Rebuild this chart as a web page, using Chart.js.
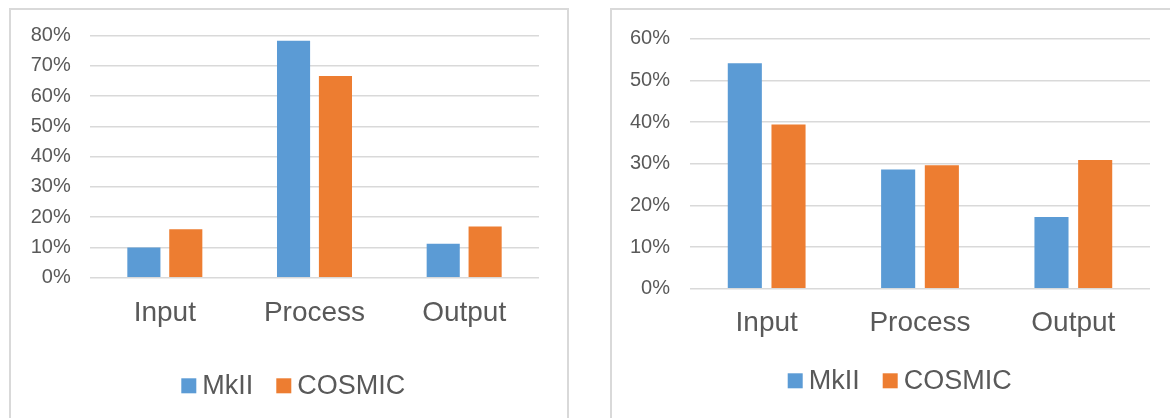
<!DOCTYPE html>
<html>
<head>
<meta charset="utf-8">
<script src="https://cdn.jsdelivr.net/npm/chart.js@4/dist/chart.umd.min.js"></script>
<style>
  html, body { margin: 0; padding: 0; background: #ffffff; overflow: hidden; width: 1170px; height: 418px; }
  .frame { position: absolute; border: 2px solid #d9d9d9; background: #ffffff; overflow: hidden; }
  #frameA { left: 9px; top: 8px; width: 556px; height: 420px; }
  #frameB { left: 610px; top: 8px; width: 600px; height: 420px; }
  canvas { position: absolute; left: 0; top: 0; }
</style>
</head>
<body>
<div class="frame" id="frameA"><canvas id="chartA" width="556" height="408" style="width:556px;height:408px"></canvas></div>
<div class="frame" id="frameB"><canvas id="chartB" width="576" height="408" style="width:576px;height:408px"></canvas></div>
<script>
// Categories and series
const categories = ['Input', 'Process', 'Output'];
const seriesNames = ['MkII', 'COSMIC'];

// Left chart: share per category (%)
const mk2SharesA = [10.0, 78.3, 11.2];
const cosmicSharesA = [16.0, 66.7, 16.9];

// Right chart: share per category (%)
const mk2SharesB = [54.1, 28.6, 17.2];
const cosmicSharesB = [39.4, 29.6, 30.9];

// Value axis ranges (%)
const axisMaxA = 80;
const axisMaxB = 60;
const axisStep = 10;

const FONT = "'Liberation Sans', Arial, sans-serif";
const TEXT = '#595959';
const BLUE = '#5B9BD5';
const ORANGE = '#ED7D31';
const GRID = '#d9d9d9';

// Legend drawn as one centred row: square swatch, short gap, label
const rowLegend = {
  id: 'rowLegend',
  afterDraw(chart, args, o) {
    const ctx = chart.ctx;
    ctx.save();
    ctx.font = o.size + 'px ' + FONT;
    ctx.textBaseline = 'alphabetic';
    ctx.textAlign = 'left';
    const items = chart.data.datasets.map(ds => ({
      label: ds.label,
      color: ds.backgroundColor,
      w: ctx.measureText(ds.label).width
    }));
    const total = items.reduce((s, it) => s + o.box + o.gap + it.w, 0) + o.spacing * (items.length - 1);
    let x = o.cx - total / 2;
    items.forEach(it => {
      ctx.fillStyle = it.color;
      ctx.fillRect(x, o.baseline - 16, o.box, o.box);
      x += o.box + o.gap;
      ctx.fillStyle = TEXT;
      ctx.fillText(it.label, x, o.baseline);
      x += it.w + o.spacing;
    });
    ctx.restore();
  }
};

function makeChart(id, mk2, cosmic, axisMax, geo) {
  return new Chart(document.getElementById(id), {
    type: 'bar',
    data: {
      labels: categories,
      datasets: [
        { label: seriesNames[0], data: mk2, backgroundColor: BLUE, borderWidth: 0,
          categoryPercentage: geo.catPct, barPercentage: geo.barPct },
        { label: seriesNames[1], data: cosmic, backgroundColor: ORANGE, borderWidth: 0,
          categoryPercentage: geo.catPct, barPercentage: geo.barPct }
      ]
    },
    options: {
      responsive: false,
      animation: false,
      devicePixelRatio: 1,
      layout: { padding: { top: geo.top, right: geo.right, left: 0, bottom: 0 } },
      plugins: {
        legend: { display: false },
        tooltip: { enabled: false },
        rowLegend: { size: 27, box: 15, gap: 6, spacing: 23, cx: geo.legendX, baseline: geo.legendBase }
      },
      scales: {
        x: {
          grid: { display: false, drawTicks: false },
          border: { display: false },
          ticks: { font: { family: FONT, size: 28 }, color: TEXT, padding: geo.xPad, maxRotation: 0 },
          afterFit: s => { s.height = geo.xHeight; }
        },
        y: {
          min: 0,
          max: axisMax,
          grid: { color: GRID, lineWidth: 1.5, drawTicks: false },
          border: { display: false },
          ticks: {
            stepSize: axisStep,
            font: { family: FONT, size: 20 },
            color: TEXT,
            padding: geo.yPad,
            callback: v => v + '%'
          },
          afterFit: s => {
            s.width = geo.yWidth;
            // the plot top/bottom are set by the layout padding and x-axis height
            s.paddingTop = 0;
            s.paddingBottom = 0;
          }
        }
      }
    },
    plugins: [rowLegend]
  });
}

makeChart('chartA', mk2SharesA, cosmicSharesA, axisMaxA, {
  top: 25.7, right: 28, yWidth: 79, yPad: 19.3, xHeight: 140.3, xPad: 19,
  catPct: 0.56, barPct: 0.79, legendX: 282.3, legendBase: 384.3
});

makeChart('chartB', mk2SharesB, cosmicSharesB, axisMaxB, {
  top: 28.7, right: 38, yWidth: 78, yPad: 20, xHeight: 129.3, xPad: 18,
  catPct: 0.57, barPct: 0.78, legendX: 287.7, legendBase: 379.3
});
</script>
</body>
</html>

* [Given problem] Quote the material exactly. Pictures stay out.

* [Final result]
Rebuild this chart as a web page, using Chart.js.
<!DOCTYPE html>
<html>
<head>
<meta charset="utf-8">
<script src="https://cdn.jsdelivr.net/npm/chart.js@4/dist/chart.umd.min.js"></script>
<style>
  html, body { margin: 0; padding: 0; background: #ffffff; overflow: hidden; width: 1170px; height: 418px; }
  .frame { position: absolute; border: 2px solid #d9d9d9; background: #ffffff; overflow: hidden; }
  #frameA { left: 9px; top: 8px; width: 556px; height: 420px; }
  #frameB { left: 610px; top: 8px; width: 600px; height: 420px; }
  canvas { position: absolute; left: 0; top: 0; }
</style>
</head>
<body>
<div class="frame" id="frameA"><canvas id="chartA" width="556" height="408" style="width:556px;height:408px"></canvas></div>
<div class="frame" id="frameB"><canvas id="chartB" width="576" height="408" style="width:576px;height:408px"></canvas></div>
<script>
// Categories and series
const categories = ['Input', 'Process', 'Output'];
const seriesNames = ['MkII', 'COSMIC'];

// Left chart: share per category (%)
const mk2SharesA = [10.0, 78.3, 11.2];
const cosmicSharesA = [16.0, 66.7, 16.9];

// Right chart: share per category (%)
const mk2SharesB = [54.1, 28.6, 17.2];
const cosmicSharesB = [39.4, 29.6, 30.9];

// Value axis ranges (%)
const axisMaxA = 80;
const axisMaxB = 60;
const axisStep = 10;

const FONT = "'Liberation Sans', Arial, sans-serif";
const TEXT = '#595959';
const BLUE = '#5B9BD5';
const ORANGE = '#ED7D31';
const GRID = '#d9d9d9';

// Legend drawn as one centred row: square swatch, short gap, label
const rowLegend = {
  id: 'rowLegend',
  afterDraw(chart, args, o) {
    const ctx = chart.ctx;
    ctx.save();
    ctx.font = o.size + 'px ' + FONT;
    ctx.textBaseline = 'alphabetic';
    ctx.textAlign = 'left';
    const items = chart.data.datasets.map(ds => ({
      label: ds.label,
      color: ds.backgroundColor,
      w: ctx.measureText(ds.label).width
    }));
    const total = items.reduce((s, it) => s + o.box + o.gap + it.w, 0) + o.spacing * (items.length - 1);
    let x = o.cx - total / 2;
    items.forEach(it => {
      ctx.fillStyle = it.color;
      ctx.fillRect(x, o.baseline - 16, o.box, o.box);
      x += o.box + o.gap;
      ctx.fillStyle = TEXT;
      ctx.fillText(it.label, x, o.baseline);
      x += it.w + o.spacing;
    });
    ctx.restore();
  }
};

function makeChart(id, mk2, cosmic, axisMax, geo) {
  return new Chart(document.getElementById(id), {
    type: 'bar',
    data: {
      labels: categories,
      datasets: [
        { label: seriesNames[0], data: mk2, backgroundColor: BLUE, borderWidth: 0,
          categoryPercentage: geo.catPct, barPercentage: geo.barPct },
        { label: seriesNames[1], data: cosmic, backgroundColor: ORANGE, borderWidth: 0,
          categoryPercentage: geo.catPct, barPercentage: geo.barPct }
      ]
    },
    options: {
      responsive: false,
      animation: false,
      devicePixelRatio: 1,
      layout: { padding: { top: geo.top, right: geo.right, left: 0, bottom: 0 } },
      plugins: {
        legend: { display: false },
        tooltip: { enabled: false },
        rowLegend: { size: 27, box: 15, gap: 6, spacing: 23, cx: geo.legendX, baseline: geo.legendBase }
      },
      scales: {
        x: {
          grid: { display: false, drawTicks: false },
          border: { display: false },
          ticks: { font: { family: FONT, size: 28 }, color: TEXT, padding: geo.xPad, maxRotation: 0 },
          afterFit: s => { s.height = geo.xHeight; }
        },
        y: {
          min: 0,
          max: axisMax,
          grid: { color: GRID, lineWidth: 1.5, drawTicks: false },
          border: { display: false },
          ticks: {
            stepSize: axisStep,
            font: { family: FONT, size: 20 },
            color: TEXT,
            padding: geo.yPad,
            callback: v => v + '%'
          },
          afterFit: s => {
            s.width = geo.yWidth;
            // the plot top/bottom are set by the layout padding and x-axis height
            s.paddingTop = 0;
            s.paddingBottom = 0;
          }
        }
      }
    },
    plugins: [rowLegend]
  });
}

makeChart('chartA', mk2SharesA, cosmicSharesA, axisMaxA, {
  top: 25.7, right: 28, yWidth: 79, yPad: 19.3, xHeight: 140.3, xPad: 19,
  catPct: 0.56, barPct: 0.79, legendX: 282.3, legendBase: 384.3
});

makeChart('chartB', mk2SharesB, cosmicSharesB, axisMaxB, {
  top: 28.7, right: 38, yWidth: 78, yPad: 20, xHeight: 129.3, xPad: 18,
  catPct: 0.57, barPct: 0.78, legendX: 287.7, legendBase: 379.3
});
</script>
</body>
</html>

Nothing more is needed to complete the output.